**Your objective:** Nothing after the line with "const chartTitle = '市场价：保税船用油（0.5%低硫燃料油）：舟山';" belongs in the copy; extract the lines below from the top through that line, pictures left out.

----------------------------------------

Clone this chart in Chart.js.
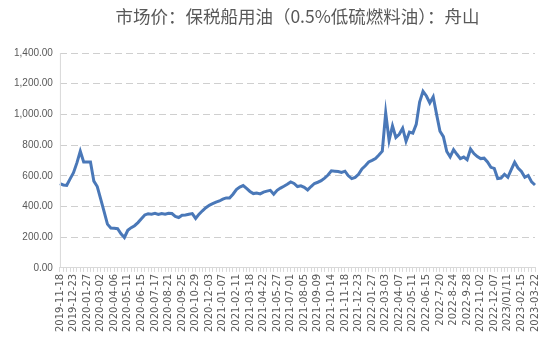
<!DOCTYPE html>
<html>
<head>
<meta charset="utf-8">
<script src="https://cdn.jsdelivr.net/npm/chart.js@4.4.1/dist/chart.umd.min.js"></script>
<style>
  html, body { margin: 0; padding: 0; background: #ffffff; }
  #wrap { width: 550px; height: 344px; }
</style>
</head>
<body>
<div id="wrap"><canvas id="myChart"></canvas></div>
<script>
//Chart title
const chartTitle = '市场价：保税船用油（0.5%低硫燃料油）：舟山';

//Dates shown on the x axis (one every 4 points)
const tickLabels = [
    '2019-11-18', '2019-12-23', '2020-01-27', '2020-03-02', '2020-04-06', '2020-05-11',
    '2020-06-15', '2020-07-17', '2020-08-21', '2020-09-25', '2020-10-29', '2020-12-03',
    '2021-01-07', '2021-02-11', '2021-03-18', '2021-04-22', '2021-05-27', '2021-07-01',
    '2021-08-05', '2021-09-09', '2021-10-14', '2021-11-18', '2021-12-23', '2022-01-27',
    '2022-03-03', '2022-04-07', '2022-05-11', '2022-06-15', '2022-7-20', '2022-8-24',
    '2022-9-28', '2022-11-02', '2022-12-07', '2023/01/11', '2023-02-15', '2023-03-22'
];

//Points between two shown dates
const pointsPerTick = 4;

//Price values
const prices = [
    549, 540, 538, 580, 620, 684, 760, 690, 690, 690,
    565, 530, 450, 368, 285, 260, 258, 255, 222, 198,
    245, 262, 275, 295, 320, 345, 352, 350, 355, 348,
    354, 350, 356, 354, 335, 328, 343, 345, 350, 354,
    322, 350, 372, 392, 408, 418, 428, 436, 448, 456,
    455, 480, 510, 526, 536, 518, 498, 484, 488, 482,
    494, 500, 505, 480, 505, 520, 532, 545, 560, 550,
    530, 535, 525, 508, 530, 550, 558, 568, 585, 605,
    632, 630, 628, 622, 630, 600, 582, 590, 610, 645,
    665, 690, 700, 712, 735, 760, 1010, 830, 925, 850,
    870, 910, 825, 885, 878, 935, 1080, 1150, 1120, 1075,
    1115, 1000, 890, 855, 758, 723, 770, 740, 712, 722,
    705, 775, 745, 725, 712, 715, 690, 655, 648, 582,
    585, 610, 590, 640, 688, 650, 628, 590, 602, 560,
    540
];

//Y axis range
const yMin = 0;
const yMax = 1400;
const yStep = 200;

//Build the category labels, only every 4th one has a date
const labels = [];
for (var i = 0; i < prices.length; i++)
{
    if (i % pointsPerTick == 0)
    {
        labels.push(tickLabels[i / pointsPerTick]);
    }
    else
    {
        labels.push('');
    }
}

const ctx = document.getElementById('myChart').getContext('2d');

const myChart = new Chart(ctx, {
    type: 'line',
    data: {
        labels: labels,
        datasets: [{
            data: prices,
            borderColor: '#4a78b8',
            borderWidth: 3,
            pointRadius: 0,
            tension: 0,
            fill: false
        }]
    },
    options: {
        responsive: true,
        maintainAspectRatio: false,
        animation: false,
        layout: {
            padding: { left: 7, right: 15, top: 6, bottom: 10 }
        },
        plugins: {
            legend: { display: false },
            tooltip: { enabled: false },
            title: {
                display: true,
                text: chartTitle,
                fullSize: false,
                color: '#595959',
                font: { family: "'Noto Sans CJK SC', sans-serif", size: 17.5, weight: 'normal' },
                padding: { top: 0, bottom: 26 }
            }
        },
        scales: {
            x: {
                offset: false,
                grid: {
                    display: true,
                    drawOnChartArea: false,
                    drawTicks: true,
                    tickLength: 4,
                    color: '#d9d9d9'
                },
                border: { color: '#d9d9d9' },
                ticks: {
                    autoSkip: false,
                    maxRotation: 90,
                    minRotation: 90,
                    padding: 2,
                    color: '#595959',
                    font: { family: "'DejaVu Sans', sans-serif", size: 10 }
                }
            },
            y: {
                min: yMin,
                max: yMax,
                grid: {
                    color: '#cfcfcf',
                    drawTicks: false
                },
                border: { display: false, dash: [7, 4] },
                ticks: {
                    stepSize: yStep,
                    padding: 7,
                    color: '#595959',
                    font: { family: "'Liberation Sans', sans-serif", size: 10 },
                    callback: function(value) {
                        return value.toLocaleString('en-US', { minimumFractionDigits: 2, maximumFractionDigits: 2 });
                    }
                }
            }
        }
    },
    plugins: [{
        //draw the solid light grey y axis line on the left
        id: 'yAxisLine',
        afterDraw: function(chart) {
            const c = chart.ctx;
            const area = chart.chartArea;
            c.save();
            c.strokeStyle = '#d9d9d9';
            c.lineWidth = 1;
            c.beginPath();
            c.moveTo(area.left + 0.5, area.top);
            c.lineTo(area.left + 0.5, area.bottom);
            c.stroke();
            c.restore();
        }
    }]
});
</script>
</body>
</html>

----------------------------------------

**Output for this exercise:**
Clone this chart in Chart.js.
<!DOCTYPE html>
<html>
<head>
<meta charset="utf-8">
<script src="https://cdn.jsdelivr.net/npm/chart.js@4.4.1/dist/chart.umd.min.js"></script>
<style>
  html, body { margin: 0; padding: 0; background: #ffffff; }
  #wrap { width: 550px; height: 344px; }
</style>
</head>
<body>
<div id="wrap"><canvas id="myChart"></canvas></div>
<script>
//Chart title
const chartTitle = '市场价：保税船用油（0.5%低硫燃料油）：舟山';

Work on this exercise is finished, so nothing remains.